本經中記載的也是一位比丘,他也想著還俗,而且也是到了萬不得已的地步。佛陀知道情況後,把這位比丘叫過去,問他為什麼要還俗?經中記載比丘「不樂修梵行」,當屬實情。所以當佛陀詢問後,比丘也如實作答:「我今心意熾盛,身中火燃。」究竟是什麼原因呢?說白了,就是過不了女人關,尤其是美女。按照他自己的話說,「若我見女人時,端正無雙,我爾時便作是念:使此女人與我共交。」這是正常男性的本能反應,「英雄難過美人關」,不足為奇。但是他又常常因此自責,覺得自己是出家比丘,怎麼能生起這種罪惡的念頭呢?「此非正法,設我從此心者,則非正理」,因為這種念頭與自己的身份不相符,是在造惡因,「此是惡利,非為善利;此是惡法,非為善法」。在這種情況下,他面臨兩難抉擇:要麼繼續忍受身心的煎熬,繼續忍受著自責與造業的負罪感;要麼舍戒還俗,過著正常人的居家娶妻生子的生活。經過了痛苦的掙扎,最後他選擇了還俗,「我今舍禁戒還為白衣」。因為他知道,「沙門禁戒實不可犯,我於俗人中可分檀布施」。坦率地說,這位比丘能夠具備這樣的品性,已經十分難得了。

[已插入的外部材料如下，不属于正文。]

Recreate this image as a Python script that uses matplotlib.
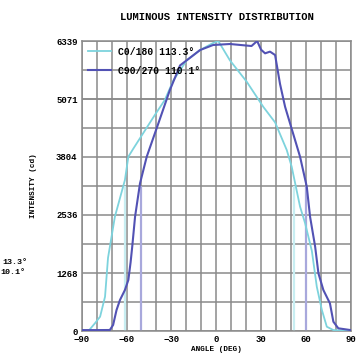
import matplotlib.pyplot as plt
import numpy as np

# C0/180 curve
c0_ang = [-90, -85, -81, -77.7, -74.4, -72.4, -67.8, -61.1, -58.8, -55.4, -41.1, -34.4,
          -28.7, -19.8, -10.8, -2.1, 1.4, 9.2, 20.4, 31.5, 39.4, 47.2, 50.5, 56.1,
          59.5, 64.0, 67.3, 70.7, 74.0, 78.4, 85, 90]
c0_val = [0, 20, 175, 313, 750, 1600, 2499, 3300, 3810, 3990, 4721, 5050,
          5477, 5915, 6142, 6296, 6339, 5915, 5450, 4900, 4560, 3956, 3592, 2718,
          2354, 1750, 969, 459, 94, 20, 10, 10]

# C90/270 curve
c90_ang = [-90, -80, -71.2, -69.0, -66.7, -64.4, -61.1, -58.8, -57.3, -56.2, -54.3, -51.0,
           -46.5, -38.7, -31.0, -24.2, -10.8, -2.1, 9.2, 23.6, 27.4, 30.0, 32.7, 36.0,
           39.4, 42.7, 46.1, 49.4, 56.1, 60.6, 62.8, 66.2, 68.4, 71.7, 76.1, 78.4,
           81.7, 90]
c90_val = [20, 20, 22, 131, 459, 678, 896, 1115, 1500, 1843, 2500, 3227,
           3810, 4540, 5268, 5806, 6142, 6252, 6274, 6230, 6339, 6150, 6070, 6107,
           6033, 5400, 4900, 4540, 3810, 3154, 2499, 1843, 1261, 896, 605, 203,
           59, 20]

y_ticks = [0, 1268, 2536, 3804, 5071, 6339]
x_ticks = [-90, -60, -30, 0, 30, 60, 90]
beam_c0 = [-61.3, 52.0]
beam_c90 = [-50.1, 60.0]
labels = ['C0/180 113.3°', 'C90/270 110.1°']
cut_labels = ['13.3°', '10.1°']  # visible ends of a legend cut by the left edge

cyan = '#7dd3dd'
purple = '#5252b4'
mono = 'Liberation Mono'

fig = plt.figure(figsize=(3.64, 3.58), dpi=100)
ax = fig.add_axes([0.2245, 0.0754, 0.739, 0.81])

# beam angle markers up to half max
half = 6339 / 2
ax.vlines(beam_c0, 0, half, color='#c8eef2', lw=1.6, zorder=1)
ax.vlines(beam_c90, 0, half, color='#a8a8dc', lw=1.6, zorder=1)

ax.plot(c0_ang, c0_val, color=cyan, lw=1.3, label=labels[0], zorder=3)
ax.plot(c90_ang, c90_val, color=purple, lw=1.5, label=labels[1], zorder=3)

ax.set_xlim(-90, 90)
ax.set_ylim(0, 6339)
ax.set_xticks(x_ticks)
ax.set_xticks(np.arange(-90, 91, 10), minor=True)
ax.set_yticks(y_ticks)
ax.set_yticks(np.arange(0, 6340, 634), minor=True)
ax.grid(True, which='both', color='#8a8a8a', lw=1.1, zorder=0)
ax.set_axisbelow(True)
ax.tick_params(which='both', length=0, pad=3)
for s in ax.spines.values():
    s.set_color('#8a8a8a')
    s.set_linewidth(1.1)
for t in ax.get_xticklabels() + ax.get_yticklabels():
    t.set_fontfamily(mono)
    t.set_fontweight('bold')
    t.set_fontsize(6.5)

ax.set_xlabel('ANGLE (DEG)', fontfamily=mono, fontweight='bold', fontsize=5.5, labelpad=1)
ax.set_ylabel('INTENSITY (cd)', fontfamily=mono, fontweight='bold', fontsize=5.5, labelpad=14)
fig.text(0.595, 0.953, 'LUMINOUS INTENSITY DISTRIBUTION', ha='center', va='center',
         fontfamily=mono, fontweight='bold', fontsize=7.6)

ax.legend(loc='upper left', frameon=False, handlelength=2.4, handletextpad=0.7,
          labelspacing=0.9, borderaxespad=0.2, bbox_to_anchor=(0.0, 1.0),
          prop={'family': mono, 'weight': 'bold', 'size': 7})

fig.text(2 / 364, 1 - 263 / 358, cut_labels[0], ha='left', va='center',
         fontfamily=mono, fontweight='bold', fontsize=6)
fig.text(0 / 364, 1 - 272 / 358, cut_labels[1], ha='left', va='center',
         fontfamily=mono, fontweight='bold', fontsize=6)

fig.savefig('out.png', dpi=100)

佛陀並沒有斥責眼前這位可憐的弟子——他意欲舍戒還俗,是事出有因,情有可原。為什麼說「情有可原」呢?因為他沒有找到對治情慾的適宜法門。在這種情況下,佛陀一方面教誡說出家不容易,今生若要錯過,不知道要等到多少大劫以後,才有這樣的機會。所謂「人身難得今已得,中國難生今已生,佛法難聞今已聞」,還有什麼不滿足的?更何況逢佛住世,親自開導眾生,多難得啊!而我們今天就沒有這麼幸運了,因為佛陀已經走了兩千多年了,我們再也無從親睹佛容,很多問題我們無從知曉,也無從下手,就好像一群缺父少母、無人看管的孤兒。佛陀除了給予思想上的開導以外,還教給了這位比丘對治情慾的法門,那就是「不淨觀」。「是故,比丘!當除不淨之想,思惟淨觀。比丘思惟淨觀已,盡斷欲愛、色愛、無色愛,盡斷無明、驕慢。」關於不淨觀的具體觀法,各種文章敘述很多,此處不再多述。
從本經中我們可以看出,出家人在沒有成就之前,仍是普通人,是平凡人。所以有這樣或那樣的毛病習氣,實屬正常,完全沒有必要大驚小怪。和諧社會需要包容。大家都喜歡把「出家人慈悲為懷」這句口頭禪叼在嘴邊,對出家師付們為什麼就不能「慈悲為懷」呢?佛法講「心包太虛,量周沙界」,這個「心」有多大?能夠容納像沙漠裡沙子那麼多的大千世界。所以管理界喜歡講這樣一句話,叫「你的心有多大,你的事業便有多大」。做人做事業,需要包容,需要大心量。時至今日,出家僧人可歸為「弱勢群體」,同樣需要全社會乃至全人類的關愛與包容——這是我理解的本經的主旨所在。